The Energy Information Agency —EIA— defines spare production capacity as a volume that can be achieved in a maximum of 30 days and maintained for a minimum of 90. Private oil companies do not maintain such spare production capacity voluntarily because of how costly it is. The governments that constitute OPEC assume this cost through state-owned oil companies because, as a cartel, they need it to influence the markets.
The risk premium in the oil market is inversely proportional to OPEC’s surplus production capacity, which in 2020 was equivalent to 9% of world supply and currently stands at 4%. The truth is that with economic recovery limited by the cascading effects of the shutdowns, the inflationary impact of government spending across the West and the current rising oil price, it is logical to expect additional crude supplies towards the end of this year, with US shale production leading the growth in non-OPEC crude production.
So it would be reasonable to expect record oil production levels in the country by 2023, as long as shale oil production continues to increase stimulated by relatively high prices. But recovery from the impact of the shutdowns will be slower than IMF projections predicted in October 2021. And the IMF itself already admitted as much in its January 2022 World Economic Outlook in which it lowered its growth forecasts for most major economies from those predicted three months earlier. Now the IMF forecasts that global growth will fall from 5.9% in 2021 to 4.4% in 2022 and 3.8% in 2023.
What is clear is that in January 2022, the investment bank revised upwards its estimates of the future price of crude oil. By December 2021, the country’s inflation had reached 7 %, its highest level in four decades. And the IMF is beginning to admit that the economic recovery after the impact of the shutdowns will be greater than it initially estimated.

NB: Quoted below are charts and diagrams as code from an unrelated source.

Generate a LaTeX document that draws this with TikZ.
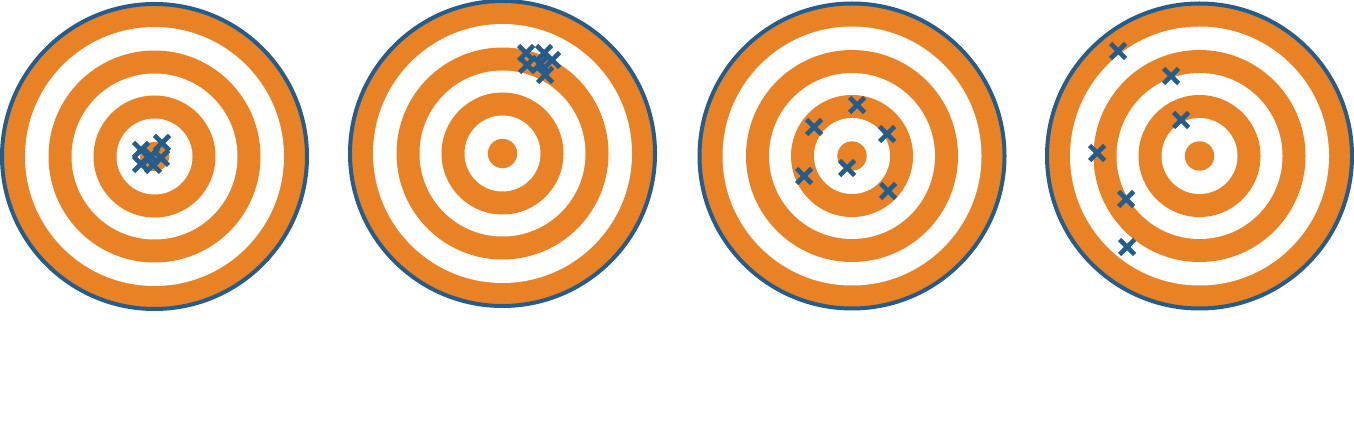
\documentclass[tikz,border=0pt]{standalone}
\definecolor{tgorange}{RGB}{233,129,37}
\definecolor{tgblue}{RGB}{36,92,140}
\tikzset{
  hitmark/.pic={\draw[tgblue,line width=4.6pt] (-7.5,-7.5) -- (7.5,7.5) (-7.5,7.5) -- (7.5,-7.5);},
  ringorange/.style={fill=tgorange},
  ringwhite/.style={fill=white}
}
\newcommand{\targetat}[2]{%
  \begin{scope}[shift={(#1,#2)}]
    \fill[ringorange] (0,0) circle (152.5);
    \draw[tgblue,line width=4pt] (0,0) circle (152.5);
    \fill[ringwhite] (0,0) circle (129.5);
    \fill[ringorange] (0,0) circle (106);
    \fill[ringwhite] (0,0) circle (83);
    \fill[ringorange] (0,0) circle (61);
    \fill[ringwhite] (0,0) circle (38);
    \fill[ringorange] (0,0) circle (14.7);
  \end{scope}}
\begin{document}
\begin{tikzpicture}[x=1pt,y=-1pt]
\useasboundingbox[fill=white] (0,0) rectangle (1354,427);
\targetat{154.5}{156.5}
\targetat{502.5}{153.5}
\targetat{852}{156}
\targetat{1199.5}{156}
% target 1: tight cluster at centre
\foreach \p in {(141,150),(162,143),(151,156),(141,164),(161,158),(153,165)}
  \pic at \p {hitmark};
% target 2: tight cluster off centre
\foreach \p in {(526,53),(527,65),(544,53),(552,60),(540,64),(545,75)}
  \pic at \p {hitmark};
% target 3: spread around centre
\foreach \p in {(857,105),(814,127),(887,134),(804,176),(847,168),(888,191)}
  \pic at \p {hitmark};
% target 4: spread off centre
\foreach \p in {(1118,51),(1171,76),(1181,120),(1097,153),(1126,199),(1127,247)}
  \pic at \p {hitmark};
\end{tikzpicture}
\end{document}
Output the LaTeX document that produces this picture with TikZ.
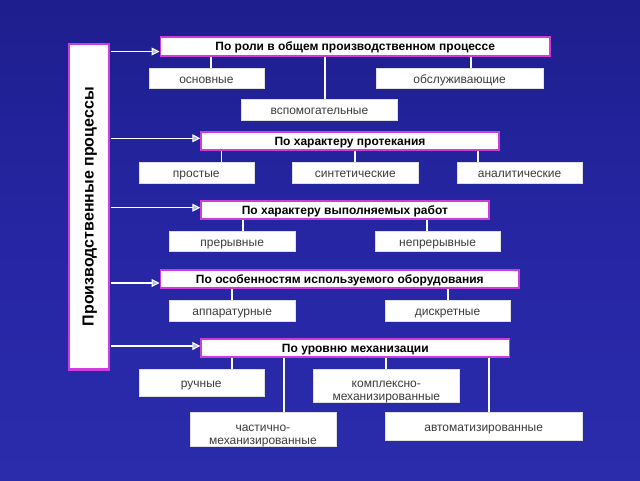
\documentclass[tikz,border=0pt]{standalone}
\usepackage{fontspec}
\setmainfont{Liberation Sans}
\usetikzlibrary{arrows.meta}
\definecolor{bgtop}{HTML}{1E1E8E}
\definecolor{bgmid}{HTML}{2626A4}
\definecolor{bgbot}{HTML}{2A2CAC}
\definecolor{magb}{HTML}{D03CDC}
\definecolor{lav}{HTML}{B8B8F0}
\definecolor{txtgray}{HTML}{3C3C3C}
\tikzset{
  hdr/.style={draw=magb, line width=1.8pt, fill=white, inner sep=0pt,
    font=\fontsize{12}{14}\selectfont\bfseries, text=black,
    text height=8.6pt, text depth=0pt},
  leaf/.style={draw=gray!25, line width=0.4pt, fill=white, inner sep=0pt,
    font=\fontsize{12}{15}\selectfont, text=txtgray,
    text height=10pt, text depth=0pt},
  leaftwo/.style={leaf, text height=18.5pt, text depth=15pt},
  conn/.style={draw=white!92!lav, line width=1.6pt},
  arr/.style={draw=white, line width=1.5pt,
    -{Triangle[length=8pt, width=8pt, line width=1pt, fill=lav]}},
}
\newcommand{\twolines}[2]{\begin{tabular}[t]{@{}c@{}}#1\\[-2pt]#2\end{tabular}}
\begin{document}
\begin{tikzpicture}[x=1pt,y=-1pt]
\useasboundingbox (0,0) rectangle (640,480);
\shade[top color=bgtop, bottom color=bgbot, middle color=bgmid] (0,0) rectangle (640,480);

% left box
\node[hdr, line width=2.2pt, minimum width=40pt, minimum height=325.5pt, text height=0pt, text depth=0pt] (L) at (88.6,206.7) {};
\node[rotate=90, font=\fontsize{16}{18}\selectfont\bfseries, text height=11.5pt, text depth=3.4pt, inner sep=0pt] (Lt) at ([xshift=1pt]L.center) {Производственные процессы};

% group 1
\node[hdr, minimum width=389.6pt, minimum height=18.4pt] (H1) at (355.2,46.5) {По роли в общем производственном процессе};
\node[leaf, minimum width=114.7pt, minimum height=20.6pt] (a1) at (206.4,78) {основные};
\node[leaf, minimum width=156.3pt, minimum height=21pt] (a2) at (319.4,109.2) {вспомогательные};
\node[leaf, minimum width=166.7pt, minimum height=20.6pt] (a3) at (459.6,78) {обслуживающие};

% group 2
\node[hdr, minimum width=297.6pt, minimum height=18.3pt] (H2) at (350,140.8) {По характеру протекания};
\node[leaf, minimum width=115pt, minimum height=21pt] (b1) at (196.3,172.2) {простые};
\node[leaf, minimum width=125.3pt, minimum height=21pt] (b2) at (355.3,172.2) {синтетические};
\node[leaf, minimum width=125.7pt, minimum height=21pt] (b3) at (519.6,172.2) {аналитические};

% group 3
\node[hdr, minimum width=287.4pt, minimum height=18.3pt] (H3) at (344.9,209.8) {По характеру выполняемых работ};
\node[leaf, minimum width=125.7pt, minimum height=20.6pt] (c1) at (232.2,241) {прерывные};
\node[leaf, minimum width=125.7pt, minimum height=20.6pt] (c2) at (437.6,241) {непрерывные};

% group 4
\node[hdr, minimum width=358.8pt, minimum height=18pt] (H4) at (339.8,279) {По особенностям используемого оборудования};
\node[leaf, minimum width=125.7pt, minimum height=21pt] (d1) at (232.2,310.2) {аппаратурные};
\node[leaf, minimum width=125.3pt, minimum height=21pt] (d2) at (447.6,310.2) {дискретные};

% group 5
\node[hdr, minimum width=308.2pt, minimum height=18.3pt] (H5) at (355.3,348.2) {По уровню механизации};
\node[leaf, minimum width=125pt, minimum height=27.6pt] (e1) at (201.2,382.5) {ручные};
\node[leaftwo, minimum width=146.1pt, minimum height=33.3pt] (e2) at (262.9,429.3) {\twolines{частично-}{механизированные}};
\node[leaftwo, minimum width=145.7pt, minimum height=33.6pt] (e3) at (386.3,385.5) {\twolines{комплексно-}{механизированные}};
\node[leaf, minimum width=197.5pt, minimum height=27.3pt] (e4) at (483.7,426.3) {автоматизированные};

% connectors
\draw[conn] (H1.south -| 211,0) -- (a1.north -| 211,0);
\draw[conn] (H1.south -| 325,0) -- (a2.north -| 325,0);
\draw[conn] (H1.south -| 471,0) -- (a3.north -| 471,0);
\draw[conn] (H2.south -| 221.6,0) -- (b1.north -| 221.6,0);
\draw[conn] (H2.south -| 355,0) -- (b2.north -| 355,0);
\draw[conn] (H2.south -| 478,0) -- (b3.north -| 478,0);
\draw[conn] (H3.south -| 243,0) -- (c1.north -| 243,0);
\draw[conn] (H3.south -| 427,0) -- (c2.north -| 427,0);
\draw[conn] (H4.south -| 232,0) -- (d1.north -| 232,0);
\draw[conn] (H4.south -| 448,0) -- (d2.north -| 448,0);
\draw[conn] (H5.south -| 232,0) -- (e1.north -| 232,0);
\draw[conn] (H5.south -| 283.7,0) -- (e2.north -| 283.7,0);
\draw[conn] (H5.south -| 386,0) -- (e3.north -| 386,0);
\draw[conn] (H5.south -| 489,0) -- (e4.north -| 489,0);

% arrows
\draw[arr] ([xshift=1pt]L.east |- 0,51.5) -- (H1.west |- 0,51.5);
\draw[arr] ([xshift=1pt]L.east |- 0,138.3) -- (H2.west |- 0,138.3);
\draw[arr] ([xshift=1pt]L.east |- 0,207.7) -- (H3.west |- 0,207.7);
\draw[arr] ([xshift=1pt]L.east |- 0,283) -- (H4.west |- 0,283);
\draw[arr] ([xshift=1pt]L.east |- 0,346) -- (H5.west |- 0,346);
\end{tikzpicture}
\end{document}
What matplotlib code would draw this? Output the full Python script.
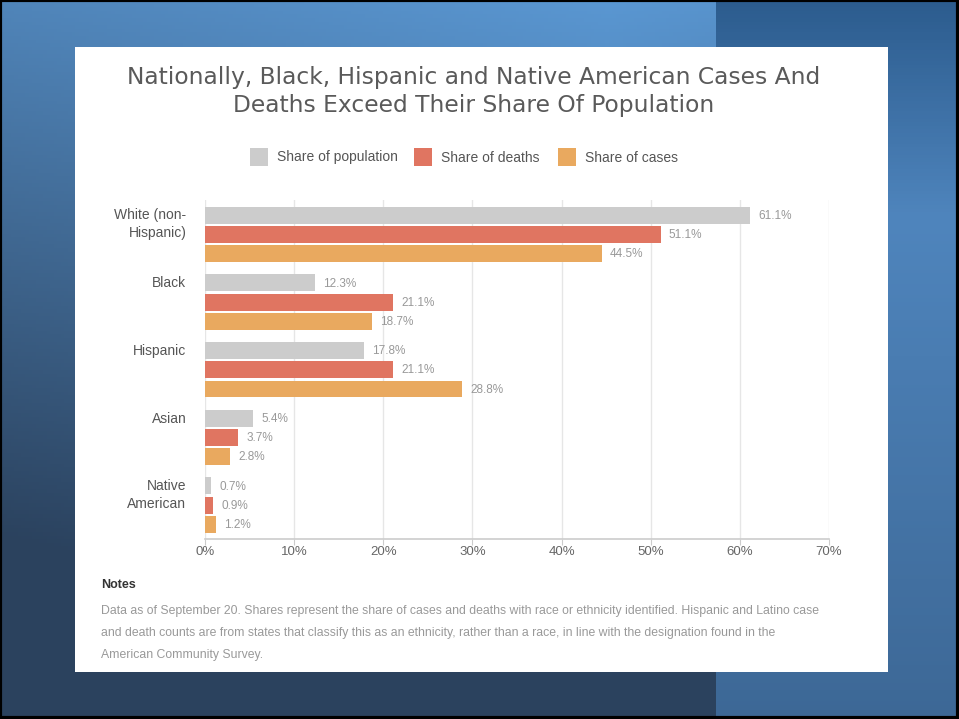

Although the IEA raised its global demand estimates for 2022 due to the easing of the shutdowns, what we have is a scenario of high geopolitical risk, slow recovery, greater impact of the restrictions than what the banking and multilateral analysts were forecasting. And with the USA as the world’s largest oil producer and consumer, we have in Washington an administration willing to risk, for ideological reasons, America’s energy independence. With so many uncertain variables at stake, oil price forecasts are only dubious estimates.